At 10 carats, the Carnegie diamonds are roughly five times the size of diamonds produced through the HPHT method. Just as important, they are transparent from the ultraviolet to infrared wavelengths, making them colorless to humans. Most HPHT diamonds are yellow in color. Earlier attempts at CVD diamonds have mostly turned up brown, not exactly the sort of thing Liz Taylor would name a perfume after. And up to this point, colorless diamonds produced by either of these methods have been relatively small.

"High-quality crystals over 3 carats are very difficult to produce using the conventional approach," Russell Hemley, who leads the diamond effort at Carnegie, said in a prepared statement.
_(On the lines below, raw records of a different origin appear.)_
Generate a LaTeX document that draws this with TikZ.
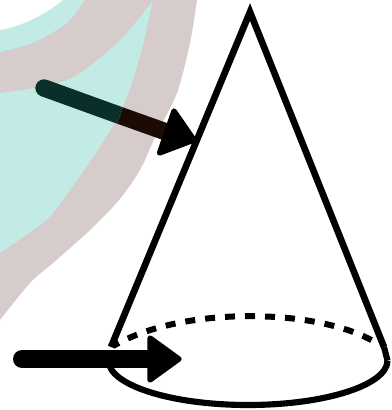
\documentclass[tikz,border=0pt]{standalone}
\usetikzlibrary{calc}
\definecolor{tealbg}{HTML}{C3EBE5}
\definecolor{rosebg}{HTML}{D6CCCB}
\definecolor{shaftteal}{HTML}{0A2E2A}
\definecolor{shaftrose}{HTML}{1C0A05}
\tikzset{
  cone/.style={line width=5pt,line join=miter,black},
  basesolid/.style={line width=4.6pt,black},
  basedash/.style={line width=4.5pt,black,dash pattern=on 7.5pt off 7.5pt},
  shaft/.style={line width=#1,line cap=round},
  head/.style={fill=black,draw=black,line width=4pt,line join=round},
}
\begin{document}
\begin{tikzpicture}[x=0.75pt,y=-0.75pt]
\useasboundingbox (0,0) rectangle (392,410);
% background swirl
\fill[tealbg] (63,0) .. controls (45,15) and (20,27) .. (0,30) -- (0,275) -- (70,220) -- (125,150) -- (150,90) -- (170,0) -- cycle;
\fill[rosebg] plot[smooth] coordinates {(85,0) (67,23) (33,43) (0,52)} -- plot[smooth] coordinates {(0,93) (67,80) (117,43) (153,0)} -- cycle;
\fill[rosebg] plot[smooth] coordinates {(197,0) (190,43) (177,93) (157,133) (140,170) (119,200) (90,230) (53,263) (30,283) (0,320)} -- plot[smooth] coordinates {(0,253) (43,223) (63,200) (100,147) (123,107) (140,57) (153,0)} -- cycle;
% cone
\coordinate (apex) at (250,12);
\coordinate (bl) at (111,347);
\coordinate (br) at (384,347);
\draw[cone] (bl) -- (apex) -- (br);
\draw[basesolid] (387.5,360.5) arc[start angle=0,end angle=180,x radius=139.5,y radius=44.5];
\draw[basesolid] (387.5,360.5) -- +(-3.5,-13.5);
\draw[basedash] (255,316) .. controls (200,316) and (150,325) .. (113,346);
\draw[basedash] (265,316.5) .. controls (300,317.5) and (345,325) .. (373,341);
% upper arrow
\coordinate (a1) at (44,88);
\coordinate (a1m) at (120,115.5);
\coordinate (a1e) at (172,134);
\draw[shaft=13pt,shaftrose,line cap=butt] (a1m) -- (a1e);
\draw[shaft=13pt,shaftteal,line cap=butt] (a1) -- (a1m);
\fill[shaftteal] (a1) circle (6.5pt);
\draw[head] (174,111) -- (194,140) -- (159.5,153) -- cycle;
% lower arrow
\coordinate (a2) at (22,359);
\coordinate (a2e) at (155,359);
\draw[shaft=13.5pt,black] (a2) -- (a2e);
\draw[head] (150,338) -- (179,359) -- (150,380) -- cycle;
\end{tikzpicture}
\end{document}
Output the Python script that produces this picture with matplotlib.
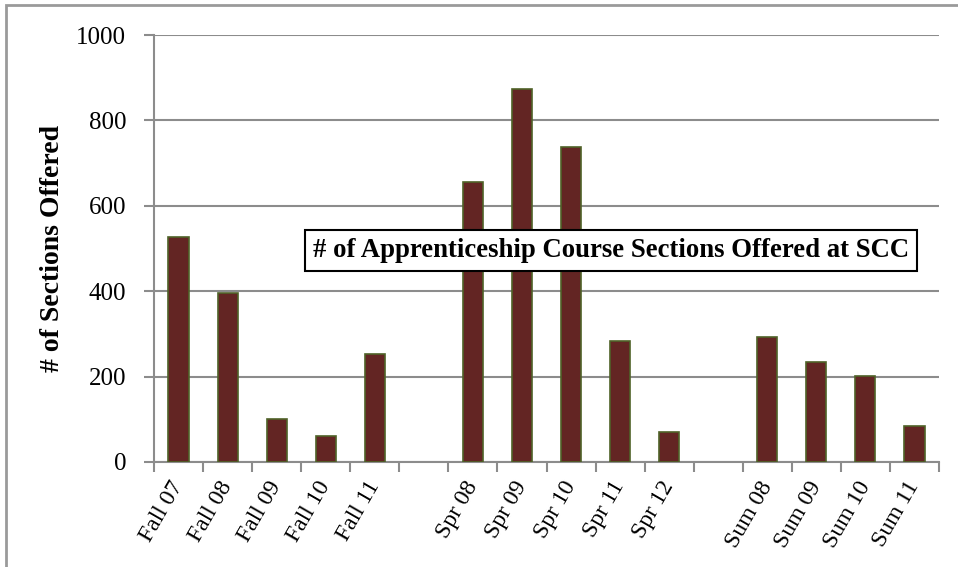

The Carnegie team managed to grow the diamonds at about 100 microns (a millionth of a meter) per hour, but at one time hit speeds of 300 microns per hour.

Industrially, diamonds are used in e-beam lithography systems. Others have also proposed using diamonds to deliver electrons to the screen in televisions and, instead of silicon, as a substrate for semiconductors.

Diamonds are three-dimensional crystals of pure carbon. Two-dimensional carbon is graphite, while nanotubes are considered a one-dimensional form of pure carbon. (Technically, graphite and nanotubes have three dimensions, but the Z axis on graphite and the Z,Y axes on nanotubes are so small that they become irrelevant.) Eliminating a dimension alters the property of these materials, even though all are made entirely of carbon atoms. Zero-dimensional carbon is a quantum dot.

The results were reported at the 10th International Conference on New Diamond Science and Technology in Tsukuba, Japan, last week. Further discussion of the group's techniques will be reported Wednesday at the Applied Diamond Congress in Argonne, Illinois.